Пескишев не возражал против увлечения Пылевской общественными делами, справедливо считая, что чем меньше она будет на кафедре, тем лучше для всех. От Зои Даниловны требовали только одного: чтобы она проводила практические занятия со студентами и своевременно консультировала больных в отделении. Это она делала аккуратно.
Однако в последнее время отношение сотрудников к Пылевской изменилось в худшую сторону. Не без основания они стали подозревать, что содержание всех споров и разговоров на кафедре становилось известно в ректорате не без ее помощи. К тому же Пылевская все дальше и дальше отходила от того, чем жила кафедра, чувствовала себя там чужой. Сотрудники, особенно молодые, втихомолку посмеивались над нею - пустое место...
С приходом Пескишева на кафедре был создан небольшой вычислительный центр, появились математик и инженер, заговорили о медицинской кибернетике, о прогнозировании и диагностике с помощью ЭВМ. Но для Пылевской все это было делом чужим и непонятным. Она знала, что разрабатываются какие-то системы, программы, алгоритмы, но не вникала в суть и относилась ко всему скептически, полагая, что все это не что иное, как дань моде. Здесь она полностью сошлась во мнении с ректором и его заместителями, неодобрительно относившимися к начинаниям Пескишева.
- Чем бы дитя ни тешилось, лишь бы не плакало, - иронизировал Цибулько. - Машина никогда не заменит человека. Врач сам должен думать, а не полагаться на роботов.

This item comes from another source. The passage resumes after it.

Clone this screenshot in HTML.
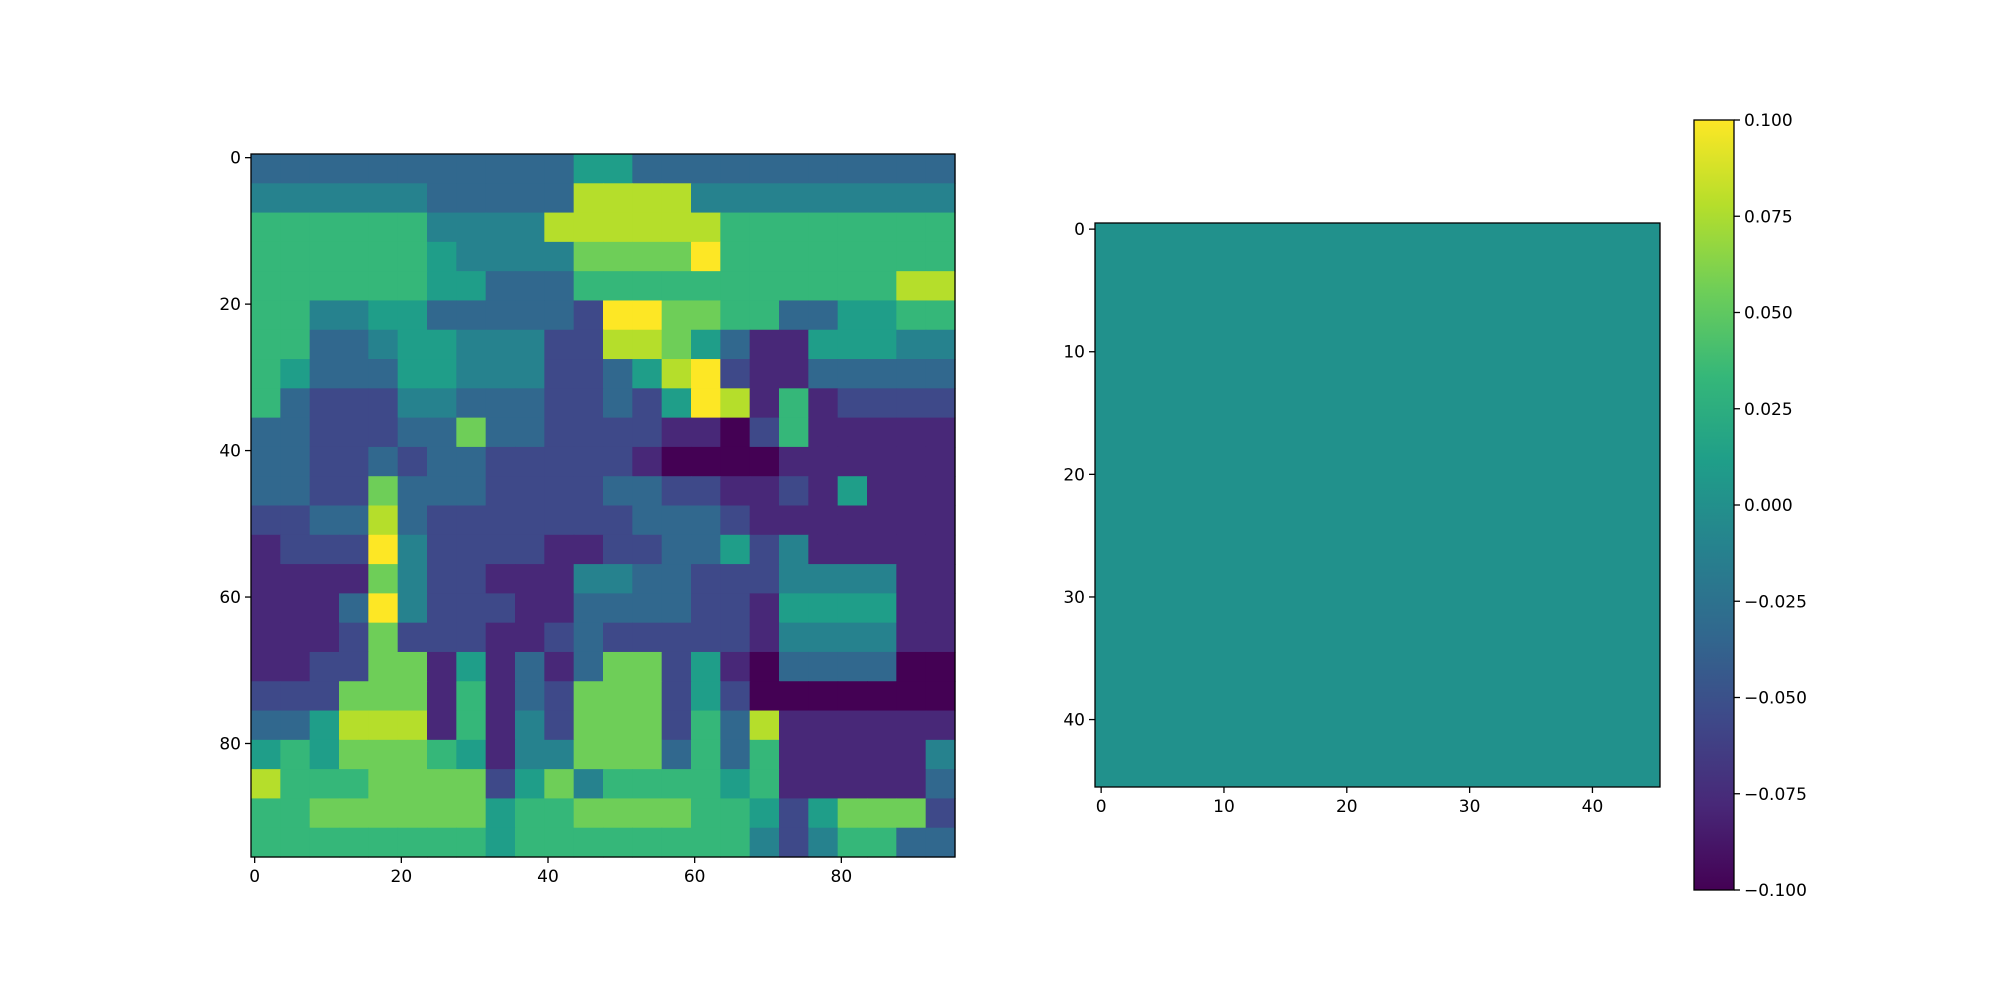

Пылевской нравилось злословие Цибулько по адресу Пескишева. Но, оставаясь наедине с собой, она не могла не признать, что со времени появления Федора Николаевича научная работа на кафедре заметно оживилась. Однако это не радовало ее, поскольку к происходящему она не имела никакого отношения. Раздражало и то, что молодые сотрудники все чаще обсуждают многие вопросы, используя при этом малопонятную терминологию: формула Бейса, дискриминантный анализ, логиковероятностный алгоритм...
- А не можете ли вы попроще изложить свои мысли, - как-то сделала она замечание Рябинину. - Разве нельзя сказать это по-русски?
- Проще, Зоя Даниловна, некуда, - возразил Рябинин и посоветовал ей вникнуть в суть терминов.
- Спасибо за совет. Сами-то вы понимаете, что говорите?